* [Set task]: Copy out the data exactly, leaving the pictures behind.

* [Given information]:
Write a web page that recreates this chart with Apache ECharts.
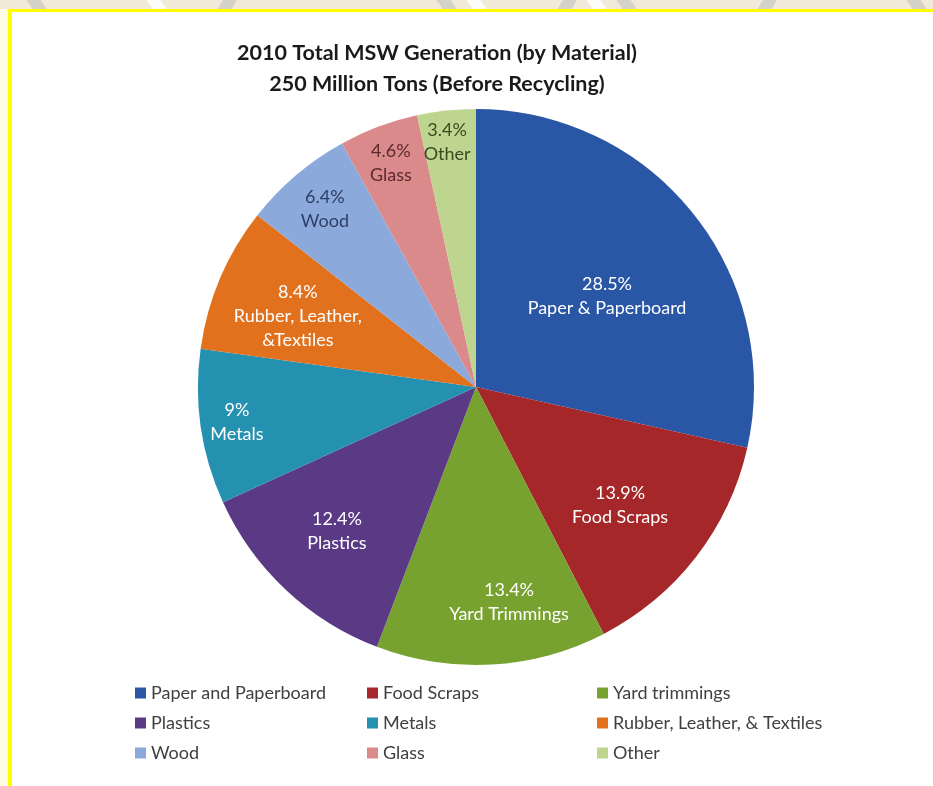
<!DOCTYPE html>
<html>
<head>
<meta charset="utf-8">
<script src="https://cdn.jsdelivr.net/npm/echarts@6/dist/echarts.min.js"></script>
<style>
  html, body { margin: 0; padding: 0; width: 933px; height: 786px; overflow: hidden; background: #fdfde6; }
  #strip { position: absolute; left: 0; top: 0; width: 933px; height: 9px; background: #f2ead8; overflow: hidden; }
  .mark { position: absolute; top: -4px; height: 18px; width: 14px; background: rgba(190,190,190,0.55); transform: skewX(35deg); }
  .mark.w { background: rgba(255,255,255,0.8); }
  #frame { position: absolute; left: 8px; top: 9px; right: 0; bottom: 0; border-top: 3px solid #ffff00; border-left: 4px solid #ffff00; background: #ffffff; }
  #chart { position: absolute; left: 0; top: 0; width: 933px; height: 786px; }
</style>
</head>
<body>
<div id="strip">
  <div class="mark" style="left:30px"></div>
  <div class="mark w" style="left:150px"></div>
  <div class="mark" style="left:220px;transform:skewX(-30deg)"></div>
  <div class="mark" style="left:440px"></div>
  <div class="mark w" style="left:470px"></div>
  <div class="mark" style="left:560px;transform:skewX(-30deg)"></div>
  <div class="mark w" style="left:590px"></div>
  <div class="mark" style="left:620px"></div>
  <div class="mark" style="left:760px;transform:skewX(-30deg)"></div>
  <div class="mark" style="left:910px"></div>
</div>
<div id="frame"></div>
<div id="chart"></div>
<script>
// Material categories, clockwise from 12 o'clock
const categories = [
  'Paper and Paperboard', 'Food Scraps', 'Yard trimmings',
  'Plastics', 'Metals', 'Rubber, Leather, & Textiles',
  'Wood', 'Glass', 'Other'
];
// Share of total generation, percent
const shares = [28.5, 13.9, 13.4, 12.4, 9, 8.4, 6.4, 4.6, 3.4];
// Text shown inside each slice under the percentage
const sliceNames = [
  'Paper & Paperboard', 'Food Scraps', 'Yard Trimmings',
  'Plastics', 'Metals', 'Rubber, Leather,\n&Textiles',
  'Wood', 'Glass', 'Other'
];
// Legend columns (read top to bottom)
const legendColumns = [
  ['Paper and Paperboard', 'Plastics', 'Wood'],
  ['Food Scraps', 'Metals', 'Glass'],
  ['Yard trimmings', 'Rubber, Leather, & Textiles', 'Other']
];
const titleLines = ['2010 Total MSW Generation (by Material)', '250 Million Tons (Before Recycling)'];

// Styling
const sliceColors = ['#2a56a6', '#a52729', '#77a230', '#5b3a85', '#2591b0', '#e2711e', '#8ba9db', '#da8a8a', '#bdd58f'];
const labelColors = ['#ffffff', '#ffffff', '#ffffff', '#ffffff', '#ffffff', '#ffffff', '#2e3f66', '#5c2a30', '#3b4a22'];
// Label placement: distance from the centre (fraction of radius) and a small
// angular nudge (degrees) away from the slice's middle direction
const labelRadius = [0.574, 0.670, 0.782, 0.720, 0.869, 0.690, 0.840, 0.862, 0.887];
const labelNudge = [3.9, 1.7, -5.5, 0.8, 0, -1.3, 0, -0.3, -0.6];

const FONT = 'Lato, "Open Sans", sans-serif';
const CX = 476, CY = 387, R = 278;

// Middle direction of each slice, degrees clockwise from 12 o'clock
const total = shares.reduce((a, b) => a + b, 0);
const midAngles = [];
shares.reduce((acc, v) => { midAngles.push((acc + v / 2) / total * 360); return acc + v; }, 0);

const chart = echarts.init(document.getElementById('chart'), null, { renderer: 'canvas' });

const pieData = categories.map((name, i) => ({
  name: name,
  value: shares[i],
  itemStyle: { color: sliceColors[i] },
  label: { color: labelColors[i] }
}));

const legends = legendColumns.map((col, c) => ({
  data: col,
  orient: 'vertical',
  left: [135, 367, 597][c],
  top: 684,
  padding: 0,
  itemWidth: 11,
  itemHeight: 11,
  itemGap: 12,
  icon: 'rect',
  selectedMode: false,
  textStyle: { fontFamily: FONT, fontSize: 18, lineHeight: 18, color: '#404040' }
}));

chart.setOption({
  backgroundColor: 'transparent',
  animation: false,
  graphic: [{
    type: 'text',
    x: 437,
    y: 38,
    style: {
      text: titleLines.join('\n'),
      fontFamily: FONT,
      fontWeight: 'bold',
      fontSize: 21.5,
      lineHeight: 31,
      fill: '#1a1a1a',
      textAlign: 'center',
      textVerticalAlign: 'top'
    }
  }],
  legend: legends,
  series: [{
    type: 'pie',
    center: [CX, CY],
    radius: [0, R],
    startAngle: 90,
    clockwise: true,
    avoidLabelOverlap: false,
    label: {
      show: true,
      position: 'inside',
      fontFamily: FONT,
      fontSize: 18,
      lineHeight: 24,
      align: 'center',
      formatter: p => p.value + '%\n' + sliceNames[p.dataIndex]
    },
    labelLine: { show: false },
    emphasis: { disabled: true },
    itemStyle: { borderWidth: 0 },
    labelLayout: function (params) {
      const i = params.dataIndex;
      const r = params.labelRect;
      const a = (midAngles[i] + labelNudge[i]) * Math.PI / 180;
      const tx = CX + labelRadius[i] * R * Math.sin(a);
      const ty = CY - labelRadius[i] * R * Math.cos(a);
      return { dx: tx - (r.x + r.width / 2), dy: ty - (r.y + r.height / 2) };
    },
    data: pieData
  }]
});
</script>
</body>
</html>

* [The answer]:
Write a web page that recreates this chart with Apache ECharts.
<!DOCTYPE html>
<html>
<head>
<meta charset="utf-8">
<script src="https://cdn.jsdelivr.net/npm/echarts@6/dist/echarts.min.js"></script>
<style>
  html, body { margin: 0; padding: 0; width: 933px; height: 786px; overflow: hidden; background: #fdfde6; }
  #strip { position: absolute; left: 0; top: 0; width: 933px; height: 9px; background: #f2ead8; overflow: hidden; }
  .mark { position: absolute; top: -4px; height: 18px; width: 14px; background: rgba(190,190,190,0.55); transform: skewX(35deg); }
  .mark.w { background: rgba(255,255,255,0.8); }
  #frame { position: absolute; left: 8px; top: 9px; right: 0; bottom: 0; border-top: 3px solid #ffff00; border-left: 4px solid #ffff00; background: #ffffff; }
  #chart { position: absolute; left: 0; top: 0; width: 933px; height: 786px; }
</style>
</head>
<body>
<div id="strip">
  <div class="mark" style="left:30px"></div>
  <div class="mark w" style="left:150px"></div>
  <div class="mark" style="left:220px;transform:skewX(-30deg)"></div>
  <div class="mark" style="left:440px"></div>
  <div class="mark w" style="left:470px"></div>
  <div class="mark" style="left:560px;transform:skewX(-30deg)"></div>
  <div class="mark w" style="left:590px"></div>
  <div class="mark" style="left:620px"></div>
  <div class="mark" style="left:760px;transform:skewX(-30deg)"></div>
  <div class="mark" style="left:910px"></div>
</div>
<div id="frame"></div>
<div id="chart"></div>
<script>
// Material categories, clockwise from 12 o'clock
const categories = [
  'Paper and Paperboard', 'Food Scraps', 'Yard trimmings',
  'Plastics', 'Metals', 'Rubber, Leather, & Textiles',
  'Wood', 'Glass', 'Other'
];
// Share of total generation, percent
const shares = [28.5, 13.9, 13.4, 12.4, 9, 8.4, 6.4, 4.6, 3.4];
// Text shown inside each slice under the percentage
const sliceNames = [
  'Paper & Paperboard', 'Food Scraps', 'Yard Trimmings',
  'Plastics', 'Metals', 'Rubber, Leather,\n&Textiles',
  'Wood', 'Glass', 'Other'
];
// Legend columns (read top to bottom)
const legendColumns = [
  ['Paper and Paperboard', 'Plastics', 'Wood'],
  ['Food Scraps', 'Metals', 'Glass'],
  ['Yard trimmings', 'Rubber, Leather, & Textiles', 'Other']
];
const titleLines = ['2010 Total MSW Generation (by Material)', '250 Million Tons (Before Recycling)'];

// Styling
const sliceColors = ['#2a56a6', '#a52729', '#77a230', '#5b3a85', '#2591b0', '#e2711e', '#8ba9db', '#da8a8a', '#bdd58f'];
const labelColors = ['#ffffff', '#ffffff', '#ffffff', '#ffffff', '#ffffff', '#ffffff', '#2e3f66', '#5c2a30', '#3b4a22'];
// Label placement: distance from the centre (fraction of radius) and a small
// angular nudge (degrees) away from the slice's middle direction
const labelRadius = [0.574, 0.670, 0.782, 0.720, 0.869, 0.690, 0.840, 0.862, 0.887];
const labelNudge = [3.9, 1.7, -5.5, 0.8, 0, -1.3, 0, -0.3, -0.6];

const FONT = 'Lato, "Open Sans", sans-serif';
const CX = 476, CY = 387, R = 278;

// Middle direction of each slice, degrees clockwise from 12 o'clock
const total = shares.reduce((a, b) => a + b, 0);
const midAngles = [];
shares.reduce((acc, v) => { midAngles.push((acc + v / 2) / total * 360); return acc + v; }, 0);

const chart = echarts.init(document.getElementById('chart'), null, { renderer: 'canvas' });

const pieData = categories.map((name, i) => ({
  name: name,
  value: shares[i],
  itemStyle: { color: sliceColors[i] },
  label: { color: labelColors[i] }
}));

const legends = legendColumns.map((col, c) => ({
  data: col,
  orient: 'vertical',
  left: [135, 367, 597][c],
  top: 684,
  padding: 0,
  itemWidth: 11,
  itemHeight: 11,
  itemGap: 12,
  icon: 'rect',
  selectedMode: false,
  textStyle: { fontFamily: FONT, fontSize: 18, lineHeight: 18, color: '#404040' }
}));

chart.setOption({
  backgroundColor: 'transparent',
  animation: false,
  graphic: [{
    type: 'text',
    x: 437,
    y: 38,
    style: {
      text: titleLines.join('\n'),
      fontFamily: FONT,
      fontWeight: 'bold',
      fontSize: 21.5,
      lineHeight: 31,
      fill: '#1a1a1a',
      textAlign: 'center',
      textVerticalAlign: 'top'
    }
  }],
  legend: legends,
  series: [{
    type: 'pie',
    center: [CX, CY],
    radius: [0, R],
    startAngle: 90,
    clockwise: true,
    avoidLabelOverlap: false,
    label: {
      show: true,
      position: 'inside',
      fontFamily: FONT,
      fontSize: 18,
      lineHeight: 24,
      align: 'center',
      formatter: p => p.value + '%\n' + sliceNames[p.dataIndex]
    },
    labelLine: { show: false },
    emphasis: { disabled: true },
    itemStyle: { borderWidth: 0 },
    labelLayout: function (params) {
      const i = params.dataIndex;
      const r = params.labelRect;
      const a = (midAngles[i] + labelNudge[i]) * Math.PI / 180;
      const tx = CX + labelRadius[i] * R * Math.sin(a);
      const ty = CY - labelRadius[i] * R * Math.cos(a);
      return { dx: tx - (r.x + r.width / 2), dy: ty - (r.y + r.height / 2) };
    },
    data: pieData
  }]
});
</script>
</body>
</html>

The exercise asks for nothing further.